● WHAT THE TASK REQUIRES:
Take each line containing "with" and report it exactly as written.

_ _ _ _ _

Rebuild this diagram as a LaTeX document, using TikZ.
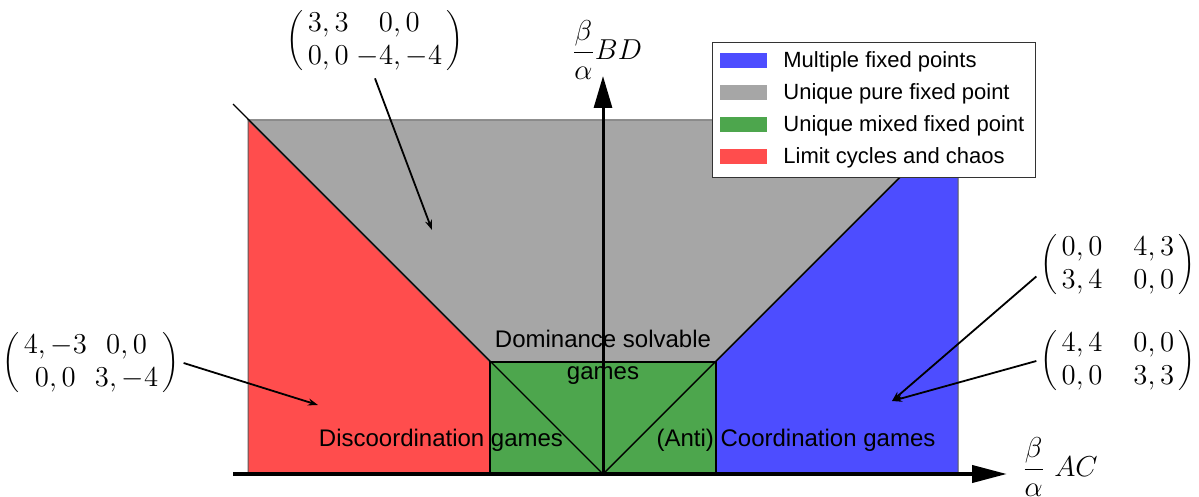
\documentclass[tikz,border=0pt]{standalone}
\usepackage{amsmath}
\usepackage{graphicx}
\usepackage{fontspec}
\setsansfont{Liberation Sans}
\usetikzlibrary{arrows.meta}
\definecolor{regblue}{RGB}{77,77,255}
\definecolor{reggray}{RGB}{166,166,166}
\definecolor{reggreen}{RGB}{77,166,77}
\definecolor{regred}{RGB}{255,77,77}
% 2x2 payoff matrix with slightly flattened parentheses
\newcommand{\flatparen}[1]{\vcenter{\hbox{\scalebox{0.8}[0.87]{$\biggl#1$}}}}
\newcommand{\payoffmat}[1]{$\arraycolsep=2pt\mathopen{\flatparen{(}}\hspace{2pt}\begin{matrix}#1\end{matrix}\hspace{2pt}\mathclose{\flatparen{)}}$}
\begin{document}
\begin{tikzpicture}[x=0.5pt,y=-0.5pt,
  region/.style={draw=gray!70!black,line width=0.5pt},
  diag/.style={draw=black,line width=0.7pt},
  ptr/.style={draw=black,line width=0.9pt,-{Stealth[length=5pt,width=3.5pt]}},
  axis/.style={draw=black},
  gamelabel/.style={font=\sffamily\fontsize{12}{16}\selectfont,inner sep=0pt},
  legtext/.style={font=\sffamily\fontsize{11}{13}\selectfont,inner sep=0pt,anchor=base west},
  payoff/.style={font=\fontsize{14.5}{16.5}\selectfont,inner sep=2pt},
  axlabel/.style={font=\fontsize{14}{17}\selectfont,inner sep=0pt}]
\useasboundingbox (0,0) rectangle (1199,497);

% corner points of the regions
\coordinate (TL) at (248,120);
\coordinate (TR) at (958,120);
\coordinate (ML) at (490,362);
\coordinate (MR) at (716,362);
\coordinate (BL) at (248,474);
\coordinate (BR) at (958,474);
\coordinate (GL) at (490,474);
\coordinate (GR) at (716,474);
\coordinate (O)  at (603,474);
\coordinate (DL) at (233,104);
\coordinate (DR) at (973,104);

% coloured regions
\path[region,fill=regred]  (TL) -- (ML) -- (GL) -- (BL) -- cycle;
\path[region,fill=reggray] (TL) -- (TR) -- (MR) -- (ML) -- cycle;
\path[region,fill=regblue] (TR) -- (BR) -- (GR) -- (MR) -- cycle;
\path[fill=reggreen,draw=black,line width=0.7pt] (ML) rectangle (GR);

% boundary diagonals through the origin
\draw[diag] (DL) -- (O);
\draw[diag] (DR) -- (O);

% region labels
\node[gamelabel,align=center] (dom) at (603,357) {Dominance solvable\\games};
\node[gamelabel,anchor=base] (disc) at (441,446) {Discoordination games};
\node[gamelabel,anchor=base] (coord) at (796,446) {(Anti) Coordination games};

% example payoff matrices
\node[payoff] (mTop) at (375,41) {\payoffmat{3,3 & 0,0\\ 0,0 & -4,-4}};
\node[payoff] (mLeft) at (91,363) {\payoffmat{4,-3 & 0,0\\ 0,0 & 3,-4}};
\node[payoff] (mRU) at (1118,265) {\payoffmat{0,0 & \hspace{11.5pt}4,3\\ 3,4 & \hspace{11.5pt}0,0}};
\node[payoff] (mRL) at (1118,361) {\payoffmat{4,4 & \hspace{11.5pt}0,0\\ 0,0 & \hspace{11.5pt}3,3}};

\coordinate (tTop) at (432,230);
\coordinate (tLeft) at (318,405);
\coordinate (tRight) at (892,401);
\draw[ptr] (mTop.south) -- (tTop);
\draw[ptr] (mLeft.east) -- (tLeft);
\draw[ptr] (mRU.188) -- (tRight);
\draw[ptr] (mRL.west) -- (tRight);

% axes
\coordinate (xs) at (233,474);
\coordinate (xe) at (1007,474);
\coordinate (ye) at (603,76);
\draw[axis,line width=2pt,-{Triangle[length=17.5pt,width=8.5pt]}] (xs) -- (xe);
\draw[axis,line width=1.5pt,-{Triangle[length=16pt,width=9pt]}] (O) -- (ye);
\node[axlabel] (xlab) at (1060,467) {$\dfrac{\beta}{\alpha}\ AC$};
\node[axlabel] (ylab) at (607,50) {$\dfrac{\beta}{\alpha}BD$};

% legend
\node[draw=black!80,line width=0.5pt,fill=white,minimum width=161.5pt,minimum height=67.5pt,inner sep=0pt] (legend) at (873.5,110.5) {};
\fill[regblue]  (720,53)  rectangle (767,68);
\fill[reggray]  (720,85)  rectangle (767,100);
\fill[reggreen] (720,117) rectangle (767,132);
\fill[regred]   (720,149) rectangle (767,164);
\node[legtext] (l1) at (783,68)  {Multiple fixed points};
\node[legtext] (l2) at (783,100) {Unique pure fixed point};
\node[legtext] (l3) at (783,132) {Unique mixed fixed point};
\node[legtext] (l4) at (783,164) {Limit cycles and chaos};
\end{tikzpicture}
\end{document}
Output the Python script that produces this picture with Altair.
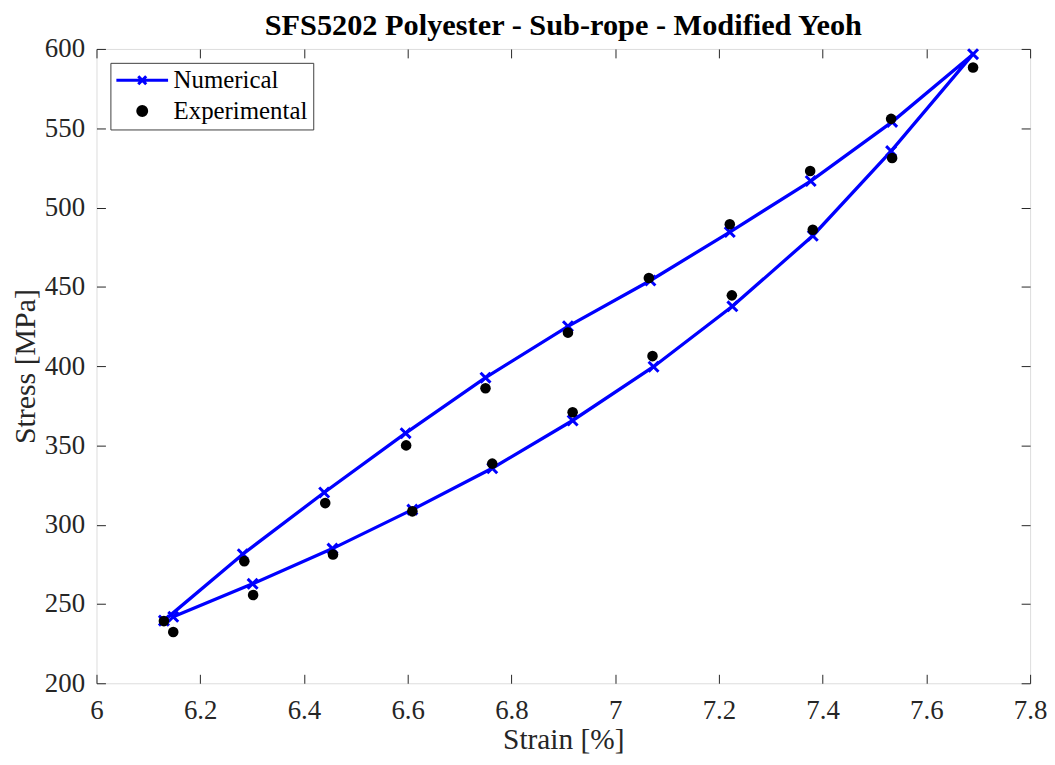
import altair as alt
import pandas as pd

# ---------------- data ----------------
series_names = ["Numerical", "Experimental"]

num_strain = [6.130, 6.282, 6.439, 6.596, 6.750, 6.909, 7.068, 7.221, 7.377, 7.534, 7.690,
              7.532, 7.381, 7.226, 7.074, 6.918, 6.763, 6.609, 6.455, 6.301, 6.148]
num_stress = [239.5, 281.4, 320.3, 357.7, 392.7, 425.1, 454.0, 484.5, 516.7, 554.0, 596.7,
              535.6, 482.2, 437.7, 399.6, 365.7, 335.6, 309.5, 284.9, 262.7, 241.9]

exp_strain = [6.130, 6.285, 6.441, 6.597, 6.750, 6.909, 7.065, 7.221, 7.376, 7.532, 7.690,
              7.534, 7.381, 7.225, 7.072, 6.918, 6.763, 6.609, 6.456, 6.302, 6.148]
exp_stress = [239.2, 277.0, 313.6, 350.0, 386.0, 421.1, 455.6, 489.5, 523.0, 555.9, 588.3,
              531.2, 486.0, 444.6, 406.3, 370.9, 338.5, 308.4, 281.2, 255.6, 232.3]

x_ticks = [6, 6.2, 6.4, 6.6, 6.8, 7, 7.2, 7.4, 7.6, 7.8]
y_ticks = [200, 250, 300, 350, 400, 450, 500, 550, 600]

num_df = pd.DataFrame({"strain": num_strain, "stress": num_stress,
                       "idx": list(range(len(num_strain))), "series": series_names[0]})
exp_df = pd.DataFrame({"strain": exp_strain, "stress": exp_stress,
                       "idx": list(range(len(exp_strain))), "series": series_names[1]})
all_df = pd.concat([num_df, exp_df], ignore_index=True)

FONT = "Liberation Serif"
AX = "#262626"
BLUE = "#0000ff"
TICK = 9
X_PATH = "M-1,-1L1,1M-1,1L1,-1"
LEG_LINE = "M-5.2,0L5.2,0M-0.8,-0.8L0.8,0.8M-0.8,0.8L0.8,-0.8"
LEG_DOT = "M0.9,0A0.9,0.9 0 1,1 -0.9,0A0.9,0.9 0 1,1 0.9,0Z"

x_scale = alt.Scale(domain=[6, 7.8], nice=False, zero=False)
y_scale = alt.Scale(domain=[200, 600], nice=False, zero=False)


def axis(orient, values, labels, title=None, **kw):
    return alt.Axis(orient=orient, values=values, labels=labels, grid=False, domain=False,
                    offset=-TICK, tickSize=TICK, tickColor=AX, tickWidth=1,
                    title=title, **kw)


x_bottom = axis("bottom", x_ticks, True, "Strain [%]", format="~g",
                labelFont=FONT, labelFontSize=27, labelColor=AX, labelPadding=14,
                labelFlush=False, labelOverlap=False,
                titleFont=FONT, titleFontSize=29.5, titleFontWeight="normal",
                titleColor=AX, titlePadding=3)
y_left = axis("left", y_ticks, True, "Stress [MPa]", format="d",
              labelFont=FONT, labelFontSize=27, labelColor=AX, labelPadding=12,
              labelFlush=False, labelOverlap=False,
              titleFont=FONT, titleFontSize=30, titleFontWeight="normal",
              titleColor=AX, titlePadding=4)
x_top = axis("top", x_ticks, False)
y_right = axis("right", y_ticks, False)

legend = alt.Legend(
    orient="none", legendX=14, legendY=14, title=None, direction="vertical",
    fillColor="white", strokeColor="#404040", padding=5,
    labelFont=FONT, labelFontSize=25, labelColor="black",
    symbolSize=100, symbolStrokeWidth=3, symbolOpacity=1,
    symbolOffset=14.5, labelOffset=19, rowPadding=5,
)

line = alt.Chart(num_df).mark_line(color=BLUE, strokeWidth=3.3).encode(
    x=alt.X("strain:Q", scale=x_scale, axis=x_top),
    y=alt.Y("stress:Q", scale=y_scale, axis=y_right),
    order="idx:Q",
)

marks = alt.Chart(num_df).mark_point(shape=X_PATH, filled=False, size=100, color=BLUE,
                                     strokeWidth=3, opacity=1).encode(
    x=alt.X("strain:Q", scale=x_scale, axis=x_bottom),
    y=alt.Y("stress:Q", scale=y_scale, axis=y_left),
)

dots = alt.Chart(exp_df).mark_circle(size=113, opacity=1, color="black").encode(
    x=alt.X("strain:Q", scale=x_scale, axis=None),
    y=alt.Y("stress:Q", scale=y_scale, axis=None),
)

# legend-only layer (invisible marks, the legend carries the look)
legend_layer = alt.Chart(all_df).mark_point(opacity=0, strokeWidth=3).encode(
    x=alt.X("strain:Q", scale=x_scale, axis=None),
    y=alt.Y("stress:Q", scale=y_scale, axis=None),
    shape=alt.Shape("series:N", scale=alt.Scale(domain=series_names, range=[LEG_LINE, LEG_DOT]),
                    legend=legend),
    stroke=alt.Stroke("series:N", scale=alt.Scale(domain=series_names, range=[BLUE, "black"]),
                      legend=legend),
    fill=alt.Fill("series:N", scale=alt.Scale(domain=series_names, range=["transparent", "black"]),
                  legend=legend),
)

chart = alt.layer(line, marks, dots, legend_layer).resolve_axis(
    x="independent", y="independent"
).properties(
    width=939, height=638,
    autosize=alt.AutoSizeParams(type="none"),
    padding={"left": 89, "top": 39, "right": 17, "bottom": 72},
    title=alt.TitleParams("SFS5202 Polyester - Sub-rope - Modified Yeoh",
                          font=FONT, fontSize=30.5, fontWeight="bold", color="black",
                          anchor="middle", frame="group", offset=10, dy=16),
).configure_view(
    stroke=AX, strokeWidth=1
).configure_legend(
    strokeColor="#404040", strokeWidth=1
).configure(background="white")

chart.save("out.html", embed_options={"renderer": "svg", "actions": False})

_ _ _ _ _

● ANSWER IN FULL:
% 2x2 payoff matrix with slightly flattened parentheses
Output the Python script that produces this picture with Altair.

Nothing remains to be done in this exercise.